-- Begin --

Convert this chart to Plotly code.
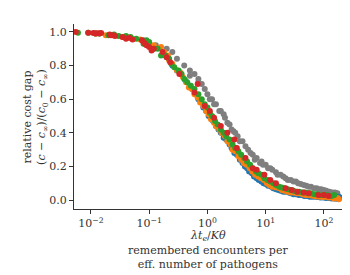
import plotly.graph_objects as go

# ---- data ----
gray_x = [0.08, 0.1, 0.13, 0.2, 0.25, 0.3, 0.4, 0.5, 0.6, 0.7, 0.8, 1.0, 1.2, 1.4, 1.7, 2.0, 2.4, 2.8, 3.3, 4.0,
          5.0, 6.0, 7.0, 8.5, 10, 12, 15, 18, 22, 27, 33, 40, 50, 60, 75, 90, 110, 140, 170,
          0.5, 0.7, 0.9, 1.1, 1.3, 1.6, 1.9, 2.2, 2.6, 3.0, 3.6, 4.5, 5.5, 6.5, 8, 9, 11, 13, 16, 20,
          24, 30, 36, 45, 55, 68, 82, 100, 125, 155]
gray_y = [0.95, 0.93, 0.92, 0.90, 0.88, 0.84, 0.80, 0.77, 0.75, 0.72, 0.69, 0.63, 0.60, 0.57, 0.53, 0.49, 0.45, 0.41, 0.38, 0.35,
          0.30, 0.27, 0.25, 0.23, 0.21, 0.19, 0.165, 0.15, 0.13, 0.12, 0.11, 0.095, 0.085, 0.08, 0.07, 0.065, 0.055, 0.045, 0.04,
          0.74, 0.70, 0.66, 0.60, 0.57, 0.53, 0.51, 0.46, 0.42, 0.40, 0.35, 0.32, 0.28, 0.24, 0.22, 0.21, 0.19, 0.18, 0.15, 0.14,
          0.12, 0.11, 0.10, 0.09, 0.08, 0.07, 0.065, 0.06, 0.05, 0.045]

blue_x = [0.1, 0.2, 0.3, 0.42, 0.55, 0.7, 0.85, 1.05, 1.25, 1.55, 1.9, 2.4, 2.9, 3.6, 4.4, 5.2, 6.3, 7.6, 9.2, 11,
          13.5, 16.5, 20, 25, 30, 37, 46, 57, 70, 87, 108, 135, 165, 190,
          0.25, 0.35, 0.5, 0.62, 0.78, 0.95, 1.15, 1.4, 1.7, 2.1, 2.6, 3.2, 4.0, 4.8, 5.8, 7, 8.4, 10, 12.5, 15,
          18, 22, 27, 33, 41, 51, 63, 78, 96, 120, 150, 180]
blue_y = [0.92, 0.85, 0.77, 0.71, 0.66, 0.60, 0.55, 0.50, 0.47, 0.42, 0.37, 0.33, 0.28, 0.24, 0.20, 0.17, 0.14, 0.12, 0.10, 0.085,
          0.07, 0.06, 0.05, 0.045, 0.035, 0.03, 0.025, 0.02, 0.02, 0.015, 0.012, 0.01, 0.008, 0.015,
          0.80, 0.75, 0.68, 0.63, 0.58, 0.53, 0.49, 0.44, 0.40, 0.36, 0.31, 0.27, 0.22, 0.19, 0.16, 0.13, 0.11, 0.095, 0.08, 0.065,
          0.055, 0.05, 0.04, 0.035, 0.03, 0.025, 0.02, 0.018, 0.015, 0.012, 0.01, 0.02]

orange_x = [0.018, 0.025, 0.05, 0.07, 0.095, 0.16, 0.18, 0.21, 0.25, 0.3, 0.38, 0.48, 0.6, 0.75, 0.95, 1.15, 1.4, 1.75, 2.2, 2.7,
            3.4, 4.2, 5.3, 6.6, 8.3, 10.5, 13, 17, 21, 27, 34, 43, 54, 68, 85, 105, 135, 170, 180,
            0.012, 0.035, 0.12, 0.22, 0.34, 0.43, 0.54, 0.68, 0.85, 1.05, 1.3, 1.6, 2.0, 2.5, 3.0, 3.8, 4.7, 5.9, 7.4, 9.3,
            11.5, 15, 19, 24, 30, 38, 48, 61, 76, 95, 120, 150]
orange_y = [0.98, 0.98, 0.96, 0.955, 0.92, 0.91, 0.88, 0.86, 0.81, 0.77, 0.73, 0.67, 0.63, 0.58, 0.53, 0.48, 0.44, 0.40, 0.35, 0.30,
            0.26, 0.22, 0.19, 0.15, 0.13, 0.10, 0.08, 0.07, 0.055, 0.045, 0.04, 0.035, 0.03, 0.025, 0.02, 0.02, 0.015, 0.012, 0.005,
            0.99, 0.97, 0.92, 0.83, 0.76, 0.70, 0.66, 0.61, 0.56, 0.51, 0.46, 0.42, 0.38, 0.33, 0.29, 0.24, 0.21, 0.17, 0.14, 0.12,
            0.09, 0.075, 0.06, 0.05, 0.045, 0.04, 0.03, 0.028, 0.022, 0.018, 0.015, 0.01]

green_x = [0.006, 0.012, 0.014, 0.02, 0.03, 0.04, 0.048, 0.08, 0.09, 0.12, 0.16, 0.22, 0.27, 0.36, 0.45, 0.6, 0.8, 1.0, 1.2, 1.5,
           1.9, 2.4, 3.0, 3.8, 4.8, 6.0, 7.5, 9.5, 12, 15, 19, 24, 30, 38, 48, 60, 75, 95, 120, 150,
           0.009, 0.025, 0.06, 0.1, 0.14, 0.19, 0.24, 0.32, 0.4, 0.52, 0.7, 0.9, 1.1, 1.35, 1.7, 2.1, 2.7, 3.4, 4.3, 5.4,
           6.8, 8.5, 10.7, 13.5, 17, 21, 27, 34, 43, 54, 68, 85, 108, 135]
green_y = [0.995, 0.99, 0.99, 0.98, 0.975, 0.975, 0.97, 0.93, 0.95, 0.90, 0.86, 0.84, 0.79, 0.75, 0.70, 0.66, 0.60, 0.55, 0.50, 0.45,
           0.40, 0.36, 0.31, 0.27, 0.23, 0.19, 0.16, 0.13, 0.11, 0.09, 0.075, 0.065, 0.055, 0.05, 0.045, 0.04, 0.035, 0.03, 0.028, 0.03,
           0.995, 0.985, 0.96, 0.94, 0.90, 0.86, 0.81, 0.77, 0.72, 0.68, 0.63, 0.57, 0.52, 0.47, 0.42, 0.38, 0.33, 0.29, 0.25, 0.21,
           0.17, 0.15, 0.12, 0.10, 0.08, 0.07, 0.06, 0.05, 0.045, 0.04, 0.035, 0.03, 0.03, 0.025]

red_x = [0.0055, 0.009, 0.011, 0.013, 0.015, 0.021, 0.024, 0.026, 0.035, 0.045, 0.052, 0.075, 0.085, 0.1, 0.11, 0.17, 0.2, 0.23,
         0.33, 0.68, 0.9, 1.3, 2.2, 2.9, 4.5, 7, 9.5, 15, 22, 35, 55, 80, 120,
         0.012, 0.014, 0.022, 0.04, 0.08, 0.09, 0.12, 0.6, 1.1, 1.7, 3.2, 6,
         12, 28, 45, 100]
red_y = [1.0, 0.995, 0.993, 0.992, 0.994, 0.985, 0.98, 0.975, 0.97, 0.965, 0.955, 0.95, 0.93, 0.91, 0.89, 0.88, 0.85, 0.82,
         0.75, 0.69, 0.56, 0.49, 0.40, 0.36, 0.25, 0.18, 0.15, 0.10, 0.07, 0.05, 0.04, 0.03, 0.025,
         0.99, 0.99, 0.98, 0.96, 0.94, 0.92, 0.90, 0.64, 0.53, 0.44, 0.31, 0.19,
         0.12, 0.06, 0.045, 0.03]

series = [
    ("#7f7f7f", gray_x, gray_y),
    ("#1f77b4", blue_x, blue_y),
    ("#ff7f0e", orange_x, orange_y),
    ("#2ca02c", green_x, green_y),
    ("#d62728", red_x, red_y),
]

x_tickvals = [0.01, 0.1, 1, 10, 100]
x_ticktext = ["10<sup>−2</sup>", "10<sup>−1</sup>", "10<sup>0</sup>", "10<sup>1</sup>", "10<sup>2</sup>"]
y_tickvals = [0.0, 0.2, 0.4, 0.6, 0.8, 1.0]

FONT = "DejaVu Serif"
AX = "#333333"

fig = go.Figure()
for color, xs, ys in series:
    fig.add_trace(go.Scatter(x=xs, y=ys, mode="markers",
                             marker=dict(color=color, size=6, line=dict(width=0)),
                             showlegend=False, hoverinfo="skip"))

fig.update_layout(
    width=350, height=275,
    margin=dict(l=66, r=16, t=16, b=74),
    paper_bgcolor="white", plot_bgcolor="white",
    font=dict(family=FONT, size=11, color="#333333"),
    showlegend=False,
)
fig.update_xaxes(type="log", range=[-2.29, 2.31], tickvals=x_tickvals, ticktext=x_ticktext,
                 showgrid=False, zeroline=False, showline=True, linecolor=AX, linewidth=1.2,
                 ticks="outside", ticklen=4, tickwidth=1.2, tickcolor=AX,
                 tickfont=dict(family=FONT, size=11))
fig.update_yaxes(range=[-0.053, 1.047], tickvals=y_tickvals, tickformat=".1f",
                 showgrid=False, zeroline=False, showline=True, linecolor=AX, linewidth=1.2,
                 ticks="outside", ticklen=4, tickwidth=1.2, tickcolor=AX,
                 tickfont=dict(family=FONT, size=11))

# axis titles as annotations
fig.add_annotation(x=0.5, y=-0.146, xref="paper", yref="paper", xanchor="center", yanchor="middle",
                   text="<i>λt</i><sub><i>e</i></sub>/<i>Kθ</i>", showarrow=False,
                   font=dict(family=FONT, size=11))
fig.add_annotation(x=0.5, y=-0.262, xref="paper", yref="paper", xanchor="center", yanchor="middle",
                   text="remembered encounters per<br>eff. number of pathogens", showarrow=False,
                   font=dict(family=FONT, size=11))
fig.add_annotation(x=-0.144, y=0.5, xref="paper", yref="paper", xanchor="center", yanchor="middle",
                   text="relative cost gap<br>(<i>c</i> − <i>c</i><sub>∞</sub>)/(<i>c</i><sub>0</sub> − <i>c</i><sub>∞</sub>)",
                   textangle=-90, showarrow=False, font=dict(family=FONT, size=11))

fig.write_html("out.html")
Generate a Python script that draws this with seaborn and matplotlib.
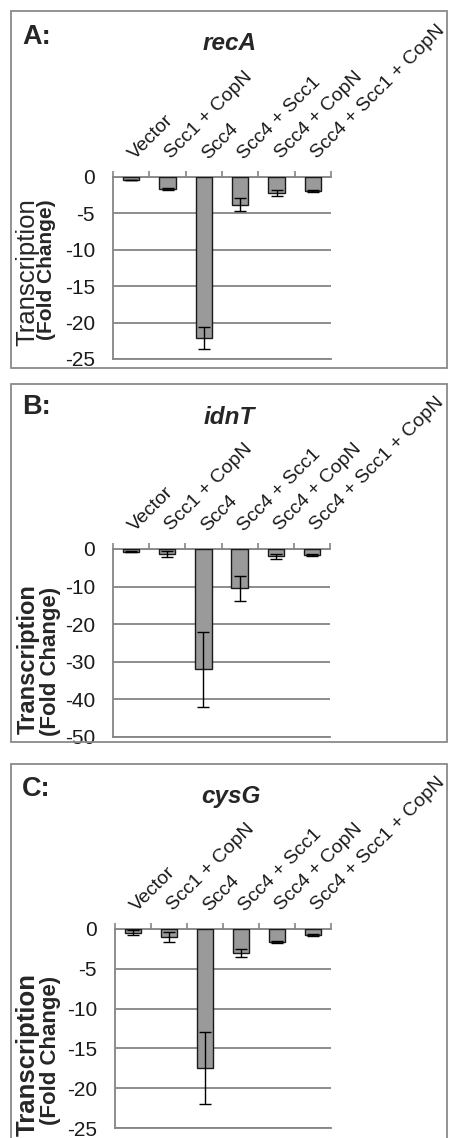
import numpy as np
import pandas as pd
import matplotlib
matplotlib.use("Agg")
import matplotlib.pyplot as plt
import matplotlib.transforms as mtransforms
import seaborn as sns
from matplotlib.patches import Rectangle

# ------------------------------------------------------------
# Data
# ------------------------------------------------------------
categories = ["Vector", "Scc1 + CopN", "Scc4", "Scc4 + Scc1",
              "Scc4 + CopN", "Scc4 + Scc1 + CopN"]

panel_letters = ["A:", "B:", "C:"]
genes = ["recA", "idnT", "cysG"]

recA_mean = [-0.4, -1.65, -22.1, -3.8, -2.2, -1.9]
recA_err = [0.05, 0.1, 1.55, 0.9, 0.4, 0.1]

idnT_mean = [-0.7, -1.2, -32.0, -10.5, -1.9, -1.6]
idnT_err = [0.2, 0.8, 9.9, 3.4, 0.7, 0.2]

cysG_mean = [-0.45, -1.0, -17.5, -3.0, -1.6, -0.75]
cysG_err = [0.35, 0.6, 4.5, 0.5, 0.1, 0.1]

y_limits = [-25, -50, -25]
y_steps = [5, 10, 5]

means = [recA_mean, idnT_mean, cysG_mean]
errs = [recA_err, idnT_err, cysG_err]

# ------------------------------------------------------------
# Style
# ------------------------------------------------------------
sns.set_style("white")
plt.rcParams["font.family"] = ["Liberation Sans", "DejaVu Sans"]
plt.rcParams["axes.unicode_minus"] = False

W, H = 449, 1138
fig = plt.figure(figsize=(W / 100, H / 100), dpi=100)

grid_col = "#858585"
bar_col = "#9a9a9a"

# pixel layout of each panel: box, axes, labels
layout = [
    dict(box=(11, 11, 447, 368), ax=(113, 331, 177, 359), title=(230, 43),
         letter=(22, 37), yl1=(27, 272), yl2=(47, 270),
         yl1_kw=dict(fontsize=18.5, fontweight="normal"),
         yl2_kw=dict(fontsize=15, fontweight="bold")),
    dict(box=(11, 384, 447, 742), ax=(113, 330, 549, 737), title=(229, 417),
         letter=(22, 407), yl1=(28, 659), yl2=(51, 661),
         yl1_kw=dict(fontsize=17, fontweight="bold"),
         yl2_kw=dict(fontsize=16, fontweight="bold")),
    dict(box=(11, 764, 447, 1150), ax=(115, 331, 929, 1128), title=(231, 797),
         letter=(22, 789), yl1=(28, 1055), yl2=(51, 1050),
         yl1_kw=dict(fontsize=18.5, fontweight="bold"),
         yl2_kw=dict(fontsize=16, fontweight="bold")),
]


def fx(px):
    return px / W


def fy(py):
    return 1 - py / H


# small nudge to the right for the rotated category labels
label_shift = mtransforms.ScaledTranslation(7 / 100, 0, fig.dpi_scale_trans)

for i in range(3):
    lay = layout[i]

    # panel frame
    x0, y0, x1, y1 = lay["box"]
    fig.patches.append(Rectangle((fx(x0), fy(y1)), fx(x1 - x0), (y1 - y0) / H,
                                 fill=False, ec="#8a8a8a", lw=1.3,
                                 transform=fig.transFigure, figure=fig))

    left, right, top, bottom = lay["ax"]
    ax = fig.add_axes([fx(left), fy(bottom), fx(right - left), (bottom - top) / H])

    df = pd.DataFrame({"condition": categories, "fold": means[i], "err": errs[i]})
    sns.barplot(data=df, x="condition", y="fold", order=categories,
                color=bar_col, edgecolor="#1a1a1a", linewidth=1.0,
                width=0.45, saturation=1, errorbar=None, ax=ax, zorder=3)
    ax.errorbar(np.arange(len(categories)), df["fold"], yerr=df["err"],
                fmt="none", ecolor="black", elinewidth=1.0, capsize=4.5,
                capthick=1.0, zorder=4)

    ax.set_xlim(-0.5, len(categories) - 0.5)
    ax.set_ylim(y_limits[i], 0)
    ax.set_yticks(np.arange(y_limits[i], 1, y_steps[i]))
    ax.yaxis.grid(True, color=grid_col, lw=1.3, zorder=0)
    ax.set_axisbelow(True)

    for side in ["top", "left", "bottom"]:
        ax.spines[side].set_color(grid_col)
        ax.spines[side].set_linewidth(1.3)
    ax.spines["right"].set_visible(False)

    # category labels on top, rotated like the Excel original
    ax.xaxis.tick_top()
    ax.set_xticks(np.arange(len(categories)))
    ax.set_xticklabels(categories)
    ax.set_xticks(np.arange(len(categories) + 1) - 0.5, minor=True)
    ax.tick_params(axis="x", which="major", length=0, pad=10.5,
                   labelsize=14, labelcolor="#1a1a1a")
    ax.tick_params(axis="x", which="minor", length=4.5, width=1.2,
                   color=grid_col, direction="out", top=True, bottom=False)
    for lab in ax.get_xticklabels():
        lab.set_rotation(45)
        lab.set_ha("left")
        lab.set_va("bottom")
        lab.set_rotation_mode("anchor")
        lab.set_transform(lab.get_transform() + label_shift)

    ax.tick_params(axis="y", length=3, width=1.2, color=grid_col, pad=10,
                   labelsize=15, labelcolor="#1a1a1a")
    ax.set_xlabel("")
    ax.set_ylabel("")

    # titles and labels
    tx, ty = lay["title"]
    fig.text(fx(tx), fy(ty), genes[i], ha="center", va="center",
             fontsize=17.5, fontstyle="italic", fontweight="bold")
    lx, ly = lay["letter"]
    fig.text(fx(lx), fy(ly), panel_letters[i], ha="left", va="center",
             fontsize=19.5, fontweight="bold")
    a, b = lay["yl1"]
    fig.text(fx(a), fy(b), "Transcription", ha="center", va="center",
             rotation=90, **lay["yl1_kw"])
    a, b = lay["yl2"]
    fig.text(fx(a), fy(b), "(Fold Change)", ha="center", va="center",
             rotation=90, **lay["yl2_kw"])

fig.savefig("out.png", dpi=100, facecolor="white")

-- End --

What to work on: Each line that contains the string "this" counts once; report how many such lines the entries have, giving only the number.

Answer to the exercise: 2